Living Ghost Returns

 

                This is a reworking of Living Ghost, which appeared on my album 1+1=1 (2000). At the time I was writing the piece I was working and performing with vocalist Maoko Hasegawa aka MC Mao aka Ursa Minor. We improvised with the material, finding ways to switch between the 2 tempos or "gears" in the piece in such a way that we wouldn't lose the pulse for the audience. At one performance in Japan she became suddenly and alarmingly agitated in the faster section of the tune - screaming “HAIGHTIES WERE LIVING GHOSTS” in mantra-like repetition. I took the piece down to the lower tempo and calmed the music. Ashen faced she began to rap to the enthralled audience the story of her brush with the Haighties...

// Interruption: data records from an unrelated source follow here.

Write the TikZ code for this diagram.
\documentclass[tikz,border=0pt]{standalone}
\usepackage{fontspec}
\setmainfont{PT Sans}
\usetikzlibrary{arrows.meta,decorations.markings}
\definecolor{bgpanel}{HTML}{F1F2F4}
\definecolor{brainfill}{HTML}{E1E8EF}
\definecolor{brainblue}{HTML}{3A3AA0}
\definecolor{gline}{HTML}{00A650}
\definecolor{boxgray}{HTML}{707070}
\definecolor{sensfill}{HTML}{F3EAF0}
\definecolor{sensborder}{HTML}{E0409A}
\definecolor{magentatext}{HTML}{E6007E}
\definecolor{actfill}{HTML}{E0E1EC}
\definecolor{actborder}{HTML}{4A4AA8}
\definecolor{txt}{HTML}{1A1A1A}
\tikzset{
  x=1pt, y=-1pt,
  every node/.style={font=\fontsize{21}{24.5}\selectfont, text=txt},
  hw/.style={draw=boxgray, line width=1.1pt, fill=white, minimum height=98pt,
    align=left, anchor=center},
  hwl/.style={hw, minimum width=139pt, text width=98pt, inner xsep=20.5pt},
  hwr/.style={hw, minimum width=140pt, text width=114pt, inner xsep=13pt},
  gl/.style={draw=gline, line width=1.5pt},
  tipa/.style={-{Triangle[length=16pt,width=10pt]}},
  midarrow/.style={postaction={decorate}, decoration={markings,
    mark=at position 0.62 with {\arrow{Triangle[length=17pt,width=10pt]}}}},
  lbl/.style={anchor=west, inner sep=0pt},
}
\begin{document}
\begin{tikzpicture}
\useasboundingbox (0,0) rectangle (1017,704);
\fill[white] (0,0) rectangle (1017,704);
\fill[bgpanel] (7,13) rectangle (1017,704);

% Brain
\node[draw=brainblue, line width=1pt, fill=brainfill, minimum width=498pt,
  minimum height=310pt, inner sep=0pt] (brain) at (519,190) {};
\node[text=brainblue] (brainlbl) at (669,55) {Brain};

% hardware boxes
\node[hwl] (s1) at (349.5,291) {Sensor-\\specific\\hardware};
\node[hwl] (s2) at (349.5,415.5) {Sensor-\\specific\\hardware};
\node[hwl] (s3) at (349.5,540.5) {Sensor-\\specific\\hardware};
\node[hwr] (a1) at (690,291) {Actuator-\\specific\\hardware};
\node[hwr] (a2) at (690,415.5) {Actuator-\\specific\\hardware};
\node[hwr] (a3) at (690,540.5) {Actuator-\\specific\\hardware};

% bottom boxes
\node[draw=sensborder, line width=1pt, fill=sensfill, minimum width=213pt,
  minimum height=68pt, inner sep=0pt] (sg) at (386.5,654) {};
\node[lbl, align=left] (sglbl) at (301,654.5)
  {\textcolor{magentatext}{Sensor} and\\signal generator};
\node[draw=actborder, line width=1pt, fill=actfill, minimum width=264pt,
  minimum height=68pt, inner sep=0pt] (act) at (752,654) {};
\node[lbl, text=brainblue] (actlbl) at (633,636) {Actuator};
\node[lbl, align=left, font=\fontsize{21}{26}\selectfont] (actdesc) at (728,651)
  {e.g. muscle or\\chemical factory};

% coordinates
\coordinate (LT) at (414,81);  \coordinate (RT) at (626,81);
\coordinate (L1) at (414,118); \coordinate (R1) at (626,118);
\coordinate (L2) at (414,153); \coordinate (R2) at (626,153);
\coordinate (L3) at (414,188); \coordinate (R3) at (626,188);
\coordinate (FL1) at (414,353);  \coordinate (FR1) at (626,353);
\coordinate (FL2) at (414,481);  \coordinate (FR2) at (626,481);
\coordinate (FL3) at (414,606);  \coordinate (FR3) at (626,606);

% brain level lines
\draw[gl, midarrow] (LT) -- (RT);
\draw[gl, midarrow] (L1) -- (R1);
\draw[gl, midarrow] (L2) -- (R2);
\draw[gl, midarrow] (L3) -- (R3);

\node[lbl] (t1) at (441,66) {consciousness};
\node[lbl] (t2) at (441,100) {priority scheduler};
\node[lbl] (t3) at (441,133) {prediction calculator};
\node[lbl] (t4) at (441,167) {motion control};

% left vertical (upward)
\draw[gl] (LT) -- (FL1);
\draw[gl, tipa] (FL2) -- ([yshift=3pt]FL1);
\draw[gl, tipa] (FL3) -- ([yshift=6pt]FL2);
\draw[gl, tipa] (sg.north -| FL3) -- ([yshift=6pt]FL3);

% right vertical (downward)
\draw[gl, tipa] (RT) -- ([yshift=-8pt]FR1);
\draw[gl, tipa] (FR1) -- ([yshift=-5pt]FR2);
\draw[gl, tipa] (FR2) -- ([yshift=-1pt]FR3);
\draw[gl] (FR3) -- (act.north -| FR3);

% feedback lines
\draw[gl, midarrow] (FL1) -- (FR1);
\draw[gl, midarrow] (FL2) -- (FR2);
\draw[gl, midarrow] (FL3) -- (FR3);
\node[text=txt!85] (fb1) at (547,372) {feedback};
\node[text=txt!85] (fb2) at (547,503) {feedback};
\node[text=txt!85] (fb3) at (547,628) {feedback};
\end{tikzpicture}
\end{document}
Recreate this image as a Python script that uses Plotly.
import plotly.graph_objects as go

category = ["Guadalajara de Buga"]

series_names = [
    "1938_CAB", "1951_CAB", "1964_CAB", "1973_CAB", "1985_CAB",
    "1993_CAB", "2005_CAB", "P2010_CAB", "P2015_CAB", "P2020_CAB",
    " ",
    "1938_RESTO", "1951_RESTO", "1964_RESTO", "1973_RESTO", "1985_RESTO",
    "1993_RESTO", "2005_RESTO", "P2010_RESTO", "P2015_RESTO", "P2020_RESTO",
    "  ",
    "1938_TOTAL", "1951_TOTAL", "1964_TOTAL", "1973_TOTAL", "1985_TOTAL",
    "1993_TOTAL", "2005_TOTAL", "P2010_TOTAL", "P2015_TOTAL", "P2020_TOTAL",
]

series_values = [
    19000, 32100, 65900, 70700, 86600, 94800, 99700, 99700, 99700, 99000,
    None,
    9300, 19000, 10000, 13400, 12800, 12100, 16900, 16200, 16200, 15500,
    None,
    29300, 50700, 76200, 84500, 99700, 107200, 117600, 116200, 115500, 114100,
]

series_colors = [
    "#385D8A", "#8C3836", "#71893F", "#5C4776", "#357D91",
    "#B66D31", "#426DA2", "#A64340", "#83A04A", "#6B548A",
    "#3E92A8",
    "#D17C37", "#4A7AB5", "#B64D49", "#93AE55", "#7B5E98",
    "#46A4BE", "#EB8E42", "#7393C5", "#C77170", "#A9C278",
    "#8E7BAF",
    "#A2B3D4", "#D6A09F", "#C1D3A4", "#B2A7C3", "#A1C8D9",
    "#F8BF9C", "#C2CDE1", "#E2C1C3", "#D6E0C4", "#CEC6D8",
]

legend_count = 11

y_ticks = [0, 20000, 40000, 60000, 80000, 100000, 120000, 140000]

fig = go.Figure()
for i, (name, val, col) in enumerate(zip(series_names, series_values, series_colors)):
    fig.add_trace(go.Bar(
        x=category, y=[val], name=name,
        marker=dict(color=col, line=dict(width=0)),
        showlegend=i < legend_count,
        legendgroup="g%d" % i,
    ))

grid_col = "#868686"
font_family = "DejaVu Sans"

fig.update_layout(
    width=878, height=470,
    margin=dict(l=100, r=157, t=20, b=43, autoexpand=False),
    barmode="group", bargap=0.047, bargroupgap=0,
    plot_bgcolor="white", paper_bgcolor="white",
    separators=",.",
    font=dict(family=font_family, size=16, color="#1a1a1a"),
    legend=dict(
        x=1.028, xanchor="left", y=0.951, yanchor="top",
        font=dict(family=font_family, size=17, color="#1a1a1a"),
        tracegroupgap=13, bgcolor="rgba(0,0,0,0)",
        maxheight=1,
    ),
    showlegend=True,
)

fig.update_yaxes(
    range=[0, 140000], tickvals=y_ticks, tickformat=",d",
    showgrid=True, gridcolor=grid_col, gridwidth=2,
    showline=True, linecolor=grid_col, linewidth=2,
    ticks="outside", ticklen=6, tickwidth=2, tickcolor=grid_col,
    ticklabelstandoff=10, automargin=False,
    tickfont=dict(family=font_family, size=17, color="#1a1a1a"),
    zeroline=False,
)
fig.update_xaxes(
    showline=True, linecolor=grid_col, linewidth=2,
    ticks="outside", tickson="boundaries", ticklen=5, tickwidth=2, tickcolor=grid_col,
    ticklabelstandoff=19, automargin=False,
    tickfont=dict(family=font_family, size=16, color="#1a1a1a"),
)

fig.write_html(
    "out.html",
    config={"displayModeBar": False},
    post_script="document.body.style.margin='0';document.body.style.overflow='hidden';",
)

                When Maoko was living in San Francisco she was involved in the confused and twilight world of the Haight St. drug scene. Haight St. was home to the Grateful Dead, the Flower Children, the original Psychedelic Shop, and was the epicentre of the Summer of Love in 1967. It has become a Mecca for the world's hippies and minor drug users since. A scene such as this, rich in acid and weed-fuelled paranoia, is fertile ground for gossip, conspiracies and horror stories. Maoko had heard tales of a Hippy Death Cult - the Haighties. Back in the 70's they'd managed to blur the line between life and death itself and now their malign spirits could cross over into reality as brainless undead hippies. When you know they are there you can see them any night of the week, vacantly wandering up and down Haight St. trying to score. But worse still is that being free loving selfish children of the bong they will try to have sex whenever and wherever and with whatever they can. It's best to sleep with one eye open because they will come to you as an Incubus. Worse still, a Haighty once managed to seduce a woman - and after he impregnated her he revealed himself as the undead - a living ghost. For Maoko, a teenager from Kumamoto alone on the streets of San Francisco with a head full of cheap drugs this was reality.

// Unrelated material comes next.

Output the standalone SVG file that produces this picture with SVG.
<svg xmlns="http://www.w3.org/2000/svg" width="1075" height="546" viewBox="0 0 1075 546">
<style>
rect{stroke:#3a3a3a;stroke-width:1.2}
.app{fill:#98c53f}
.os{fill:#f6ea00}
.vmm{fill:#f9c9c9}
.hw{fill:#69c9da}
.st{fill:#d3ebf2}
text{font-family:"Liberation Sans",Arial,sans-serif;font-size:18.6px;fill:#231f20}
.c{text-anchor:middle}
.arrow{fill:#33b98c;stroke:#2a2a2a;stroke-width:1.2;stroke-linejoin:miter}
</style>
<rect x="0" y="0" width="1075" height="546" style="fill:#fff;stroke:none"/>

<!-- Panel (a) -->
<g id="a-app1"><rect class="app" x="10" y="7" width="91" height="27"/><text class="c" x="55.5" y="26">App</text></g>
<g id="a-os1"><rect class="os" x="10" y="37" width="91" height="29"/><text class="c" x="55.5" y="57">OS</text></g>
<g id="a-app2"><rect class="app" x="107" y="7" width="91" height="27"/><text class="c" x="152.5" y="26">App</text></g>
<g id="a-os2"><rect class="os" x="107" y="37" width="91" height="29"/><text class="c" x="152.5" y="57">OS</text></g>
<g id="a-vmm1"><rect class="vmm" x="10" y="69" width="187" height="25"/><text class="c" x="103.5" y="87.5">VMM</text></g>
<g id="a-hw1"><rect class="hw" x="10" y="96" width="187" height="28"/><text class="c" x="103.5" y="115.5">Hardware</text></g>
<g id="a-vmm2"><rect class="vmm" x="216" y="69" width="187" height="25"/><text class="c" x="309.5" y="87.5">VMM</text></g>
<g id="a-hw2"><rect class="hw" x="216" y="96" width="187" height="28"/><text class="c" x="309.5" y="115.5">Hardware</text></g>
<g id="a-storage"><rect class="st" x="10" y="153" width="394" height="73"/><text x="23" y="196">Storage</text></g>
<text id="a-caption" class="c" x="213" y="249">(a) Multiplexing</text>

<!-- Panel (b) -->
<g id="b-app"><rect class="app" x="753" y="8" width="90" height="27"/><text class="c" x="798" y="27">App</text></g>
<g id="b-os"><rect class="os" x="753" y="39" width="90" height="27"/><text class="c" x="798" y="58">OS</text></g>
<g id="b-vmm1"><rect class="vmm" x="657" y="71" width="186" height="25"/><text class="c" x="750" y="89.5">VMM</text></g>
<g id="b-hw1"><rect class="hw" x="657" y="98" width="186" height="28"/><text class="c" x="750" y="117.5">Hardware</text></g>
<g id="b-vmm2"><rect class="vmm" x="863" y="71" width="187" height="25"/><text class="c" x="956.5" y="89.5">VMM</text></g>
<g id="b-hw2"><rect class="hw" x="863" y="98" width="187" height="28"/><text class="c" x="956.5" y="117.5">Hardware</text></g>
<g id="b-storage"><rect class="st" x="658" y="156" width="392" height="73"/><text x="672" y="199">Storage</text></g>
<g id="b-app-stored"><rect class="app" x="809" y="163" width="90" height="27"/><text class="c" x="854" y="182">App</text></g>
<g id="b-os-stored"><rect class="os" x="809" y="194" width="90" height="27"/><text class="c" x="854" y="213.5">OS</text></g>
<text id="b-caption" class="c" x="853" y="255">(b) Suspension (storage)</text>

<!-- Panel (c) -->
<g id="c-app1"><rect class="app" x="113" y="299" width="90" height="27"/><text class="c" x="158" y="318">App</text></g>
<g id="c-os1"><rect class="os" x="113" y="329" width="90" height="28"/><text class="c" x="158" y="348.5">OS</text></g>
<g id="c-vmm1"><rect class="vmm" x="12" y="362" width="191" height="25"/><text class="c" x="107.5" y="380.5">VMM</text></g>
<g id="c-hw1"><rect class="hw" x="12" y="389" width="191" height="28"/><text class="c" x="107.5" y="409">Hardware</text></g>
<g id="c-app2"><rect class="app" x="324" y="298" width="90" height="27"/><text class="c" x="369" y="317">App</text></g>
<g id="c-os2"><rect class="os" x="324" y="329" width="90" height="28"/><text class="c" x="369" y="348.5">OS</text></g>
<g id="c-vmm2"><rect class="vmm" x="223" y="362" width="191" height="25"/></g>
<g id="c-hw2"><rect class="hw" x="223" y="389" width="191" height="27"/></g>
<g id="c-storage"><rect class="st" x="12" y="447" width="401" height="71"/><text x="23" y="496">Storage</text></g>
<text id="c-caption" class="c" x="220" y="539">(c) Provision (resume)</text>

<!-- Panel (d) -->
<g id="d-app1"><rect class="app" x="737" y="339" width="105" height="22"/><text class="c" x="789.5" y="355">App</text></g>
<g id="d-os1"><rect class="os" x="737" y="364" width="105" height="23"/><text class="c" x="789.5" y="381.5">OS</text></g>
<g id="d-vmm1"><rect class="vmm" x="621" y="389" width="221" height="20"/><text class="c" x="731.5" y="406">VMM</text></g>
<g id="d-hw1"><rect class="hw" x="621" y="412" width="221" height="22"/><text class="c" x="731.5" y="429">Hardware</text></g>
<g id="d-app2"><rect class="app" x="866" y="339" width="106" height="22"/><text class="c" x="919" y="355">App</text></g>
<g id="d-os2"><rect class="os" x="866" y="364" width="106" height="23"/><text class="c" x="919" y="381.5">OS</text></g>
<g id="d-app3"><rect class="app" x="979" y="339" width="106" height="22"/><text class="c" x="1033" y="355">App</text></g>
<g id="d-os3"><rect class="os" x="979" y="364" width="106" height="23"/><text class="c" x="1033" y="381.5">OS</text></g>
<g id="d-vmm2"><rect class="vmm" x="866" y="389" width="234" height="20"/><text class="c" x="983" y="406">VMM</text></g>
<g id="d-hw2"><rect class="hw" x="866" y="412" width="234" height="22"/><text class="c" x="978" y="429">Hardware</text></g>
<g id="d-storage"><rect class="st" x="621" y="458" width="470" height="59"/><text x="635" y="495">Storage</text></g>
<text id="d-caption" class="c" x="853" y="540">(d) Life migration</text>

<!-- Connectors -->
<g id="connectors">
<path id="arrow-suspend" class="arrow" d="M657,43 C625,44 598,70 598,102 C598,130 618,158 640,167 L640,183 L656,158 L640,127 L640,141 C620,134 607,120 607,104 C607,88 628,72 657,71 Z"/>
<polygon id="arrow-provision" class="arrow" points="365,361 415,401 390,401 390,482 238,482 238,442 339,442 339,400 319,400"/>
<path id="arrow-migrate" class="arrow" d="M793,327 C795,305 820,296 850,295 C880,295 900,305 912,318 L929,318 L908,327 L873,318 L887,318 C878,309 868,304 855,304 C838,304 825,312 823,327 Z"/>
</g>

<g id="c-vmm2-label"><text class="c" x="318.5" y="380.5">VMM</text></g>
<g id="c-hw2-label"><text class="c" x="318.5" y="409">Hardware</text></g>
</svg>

                I recorded the original version of Living Ghost in 1999 - but I was never convinced that I had really done justice to Maoko's story. There was too much of my original idea for the piece and not enough focus on the story telling. So 10 years later it was time for Living Ghost Returns.

                I began by reworking and improving upon the aspects of the original material I wanted to retain - the 2-speed groove, Ian Dixon's trumpet, the eeriness of the atmosphere and the screaming violins. Then I set about adding new flesh to these bones - elements that are more related to the story. I enlisted the help of guitar hero Jörg Lehnardt to produce a cloud of guitar solos. His exhaustive knowledge of guitar technique and sound means that he could play almost endless solos over the piece - each one redolent of another era, or guitarist. Then I reworked the double-tempo section of the piece by building up with Mike Bennett, instrument by instrument, a full-scale Latin percussion section. A samba band made up of clones parading up and down Haight St. for the entertainment of the dancing dead.


My vision of the Haighties is of a legion of semi-decomposed Jimi Hendrixes, Carlos Santanas and Jerry Garcias all playing air guitar solos, rolling spliffs and attempting to couple with all the living flesh they can find in an orgy of acid, sex and death. Their dreamcatchers filled with the endless writhing of a parallel world of stinking brainless hippy selfism and escape. The visual riches of psychadelia and 70's excess co-joined with necrophilia and the undead are there to be plundered.